Woman

自分が幼い頃を思い出しながら故郷を訪ねる信さんを演じる小栗さんがすごくよかったです。このドラマ、みながみなはまり役だと思うしその役がその人である必然性をすごく感じるのですが、信さんに関しては小栗さんはいい芝居をしてるけど小栗さんでなければいけないとはそれほど強くは感じてなかったのですね。だけど、今回のお話に関しては役者小栗旬だからこそ表現できたんだと思いました。信さんという人はまっすぐな人でありながらも複雑な思いを抱えた人です。キラキラ日が当る場所だけで育ってきたわけではなく、そうではないところを一生懸命サヴァイブしながら生きてきたんです。
ネグレクトの家で育った子があんなにまっすぐないい子に育つのだろうか、そういう疑問はあります。だけど、子供の信さんにしたら母を信じて母を頼りに生きるしかなかったのです。そうやって必死になってサヴァイブしてきた自分を否定したくなかったのではないかと思います。否定せずにそっと抱き締めてあげたかった。
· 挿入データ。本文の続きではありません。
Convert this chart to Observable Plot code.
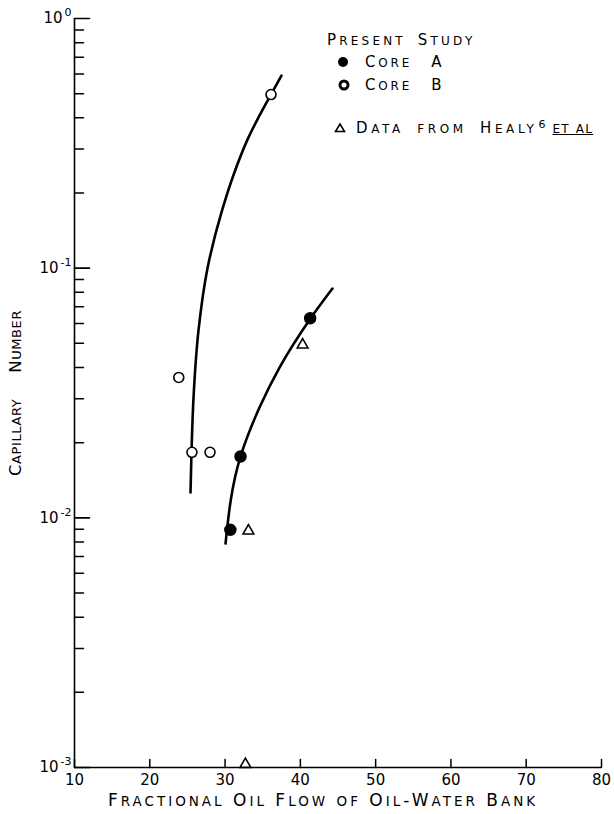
<!DOCTYPE html>
<html><head><meta charset="utf-8">
<script src="https://cdn.jsdelivr.net/npm/d3@7"></script>
<script src="https://cdn.jsdelivr.net/npm/@observablehq/plot@0.6"></script>
<style>
body{margin:0;background:#fff;}
#wrap{position:relative;width:614px;height:814px;overflow:hidden;font-family:"DejaVu Sans",sans-serif;color:#000;}
.lg{position:absolute;font-size:15px;white-space:nowrap;line-height:16px;letter-spacing:3.2px;word-spacing:4px;}
.lg svg{position:absolute;top:1px;overflow:visible;}
.lg .sup{font-size:11px;letter-spacing:0;position:relative;top:-5px;margin-left:1px;}
</style></head>
<body><div id="wrap"><div id="chart"></div>
<div class="lg" style="left:327px;top:32px;"><span class="cp">Present Study</span></div>
<div class="lg" style="left:365px;top:54px;word-spacing:2px;letter-spacing:2.8px;"><svg width="14" height="14" style="left:-22px"><circle cx="0" cy="7" r="5" fill="#000"/></svg><span class="cp">Core</span>&nbsp;&nbsp;<span class="cp">A</span></div>
<div class="lg" style="left:365px;top:77px;word-spacing:2px;letter-spacing:2.8px;"><svg width="14" height="14" style="left:-22px"><circle cx="1" cy="7" r="4" fill="#fff" stroke="#000" stroke-width="3"/></svg><span class="cp">Core</span>&nbsp;&nbsp;<span class="cp">B</span></div>
<div class="lg" style="left:356px;top:120px;letter-spacing:3.6px;word-spacing:5px;"><svg width="14" height="14" style="left:-16px"><path d="M-4.5,10.5 L0,3 L4.5,10.5 Z" fill="#fff" stroke="#000" stroke-width="1.6"/></svg><span class="cp">Data from Healy</span><span class="sup">6</span><span class="cp" style="text-decoration:underline;letter-spacing:1.2px;word-spacing:0;margin-left:7px;">et al</span></div>
</div>
<script>
// Data
const coreA_x = [30.7, 32.05, 41.3];
const coreA_y = [0.00895, 0.0176, 0.063];
const coreB_x = [36.1, 23.85, 25.6, 28.0];
const coreB_y = [0.496, 0.0365, 0.0183, 0.0183];
const healy_x = [40.3, 33.1, 32.7];
const healy_y = [0.0493, 0.00887, 0.00103];
const curveA_x = [30.06, 32.05, 34.57, 37.23, 41.35, 44.27];
const curveA_y = [0.00789, 0.0176, 0.02765, 0.0400, 0.0629, 0.0829];
const curveB_x = [25.41, 25.54, 25.81, 26.47, 27.66, 29.59, 31.18, 33.11, 36.09, 37.49];
const curveB_y = [0.01263, 0.01827, 0.0303, 0.0563, 0.0997, 0.170, 0.239, 0.334, 0.496, 0.591];
const xTicks = [10, 20, 30, 40, 50, 60, 70, 80];
const yMajor = [0.001, 0.01, 0.1, 1];
const yExp = ["-3", "-2", "-1", "0"];
const yMinorMult = [2, 3, 4, 5, 6, 7, 8, 9];
const yDecades = [0.001, 0.01, 0.1];
const xTitle = "Fractional Oil Flow of Oil-Water Bank";
const yTitle = "Capillary\u2003\u2002Number";

const pts = (xs, ys) => xs.map((x, i) => ({x, y: ys[i]}));
const yMinor = yDecades.flatMap(d => yMinorMult.map(m => m * d));
const expMap = new Map(yMajor.map((d, i) => [d, yExp[i]]));
const tick = {draw(ctx, l) { ctx.moveTo(0, 0); ctx.lineTo(0, -l); }};

const chart = Plot.plot({
  width: 614, height: 814,
  marginLeft: 74, marginRight: 13, marginTop: 18, marginBottom: 47,
  style: {fontFamily: "DejaVu Sans, sans-serif", color: "#000", background: "#fff"},
  x: {domain: [10, 80]},
  y: {type: "log", domain: [0.001, 1]},
  marks: [
    Plot.ruleX([10], {stroke: "#000", strokeWidth: 1.6}),
    Plot.ruleY([0.001], {stroke: "#000", strokeWidth: 1.6}),
    Plot.vector(xTicks, {x: d => d, frameAnchor: "bottom", length: 8, rotate: 0, anchor: "start", shape: tick, stroke: "#000", strokeWidth: 1.5}),
    Plot.vector(yMajor, {y: d => d, frameAnchor: "left", length: 15, rotate: 90, anchor: "start", shape: tick, stroke: "#000", strokeWidth: 1.6}),
    Plot.vector(yMinor, {y: d => d, frameAnchor: "left", length: 9, rotate: 90, anchor: "start", shape: tick, stroke: "#000", strokeWidth: 1.5}),
    Plot.axisX(xTicks, {tickSize: 0, tickPadding: 7, fontSize: 15, tickFormat: d => String(d),
      label: xTitle, labelAnchor: "center", labelArrow: "none", labelOffset: 38}),
    Plot.axisY(yMajor, {tickSize: 0, tickPadding: 3, fontSize: 15, tickFormat: d => "10" + expMap.get(d),
      label: yTitle, labelAnchor: "center", labelArrow: "none", labelOffset: 64}),
    Plot.line(pts(curveA_x, curveA_y), {x: "x", y: "y", curve: "monotone-y", stroke: "#000", strokeWidth: 2.6}),
    Plot.line(pts(curveB_x, curveB_y), {x: "x", y: "y", curve: "monotone-y", stroke: "#000", strokeWidth: 2.6}),
    Plot.dot(pts(coreB_x, coreB_y), {x: "x", y: "y", r: 5, fill: "#fff", stroke: "#000", strokeWidth: 1.6}),
    Plot.dot(pts(coreA_x, coreA_y), {x: "x", y: "y", r: 5.5, fill: "#000", stroke: "#000"}),
    Plot.dot(pts(healy_x, healy_y), {x: "x", y: "y", r: 4, symbol: "triangle", fill: "#fff", stroke: "#000", strokeWidth: 1.6})
  ]
});
document.getElementById("chart").appendChild(chart);

const NS = "http://www.w3.org/2000/svg";
// Lettering-style small caps: capitals large, lowercase as smaller capitals
function capsSvg(el, big, small, ls) {
  const s = el.textContent;
  while (el.firstChild) el.removeChild(el.firstChild);
  for (const m of s.matchAll(/([a-z]+)|([^a-z]+)/g)) {
    const t = document.createElementNS(NS, "tspan");
    t.textContent = m[0].toUpperCase();
    t.setAttribute("font-size", m[1] ? small : big);
    el.appendChild(t);
  }
  el.setAttribute("letter-spacing", ls);
  el.style.whiteSpace = "pre";
}
const xl = chart.querySelector('g[aria-label="x-axis label"] text');
if (xl) { capsSvg(xl, 17, 13.5, 3); xl.setAttribute("dx", -15); }
const yl = chart.querySelector('g[aria-label="y-axis label"] text');
if (yl) capsSvg(yl, 16.5, 13, 0.6);
// superscript exponents on the y tick labels
chart.querySelectorAll('g[aria-label="y-axis tick label"] text').forEach(el => {
  const s = el.textContent;
  while (el.firstChild) el.removeChild(el.firstChild);
  const a = document.createElementNS(NS, "tspan"); a.textContent = s.slice(0, 2);
  const b = document.createElementNS(NS, "tspan"); b.textContent = s.slice(2);
  b.setAttribute("font-size", 11); b.setAttribute("dy", -7); b.setAttribute("dx", 2);
  el.appendChild(a); el.appendChild(b);
});
// legend lettering
document.querySelectorAll(".lg .cp").forEach(el => {
  const s = el.textContent;
  el.textContent = "";
  for (const m of s.matchAll(/([a-z]+)|([^a-z]+)/g)) {
    const sp = document.createElement("span");
    sp.textContent = m[0].toUpperCase();
    sp.style.fontSize = m[1] ? "12px" : "15px";
    el.appendChild(sp);
  }
});
</script>
</body></html>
だからこそ、信さんは母を否定しなかったのではないでしょうか。
栞がいつ改心するのかと思ったらこのタイミングだったのですね。しかもそれが信さんの手紙きっかけでなおかつ痴漢冤罪の罪を着せてしまったことまで告白してしまうとは坂元先生は鬼ですな。思うに栞は心に重いものを背負ったままの状態を脱したかったのではないでしょうか。自分一人では背負いきれないから誰かに背負って欲しい、そしてその相手はできれば相反する思いを抱いている姉であって欲しかった。あとは、栞は罰して欲しかったのかなあとも感じました。だって誰も彼女を罰してはくれないから。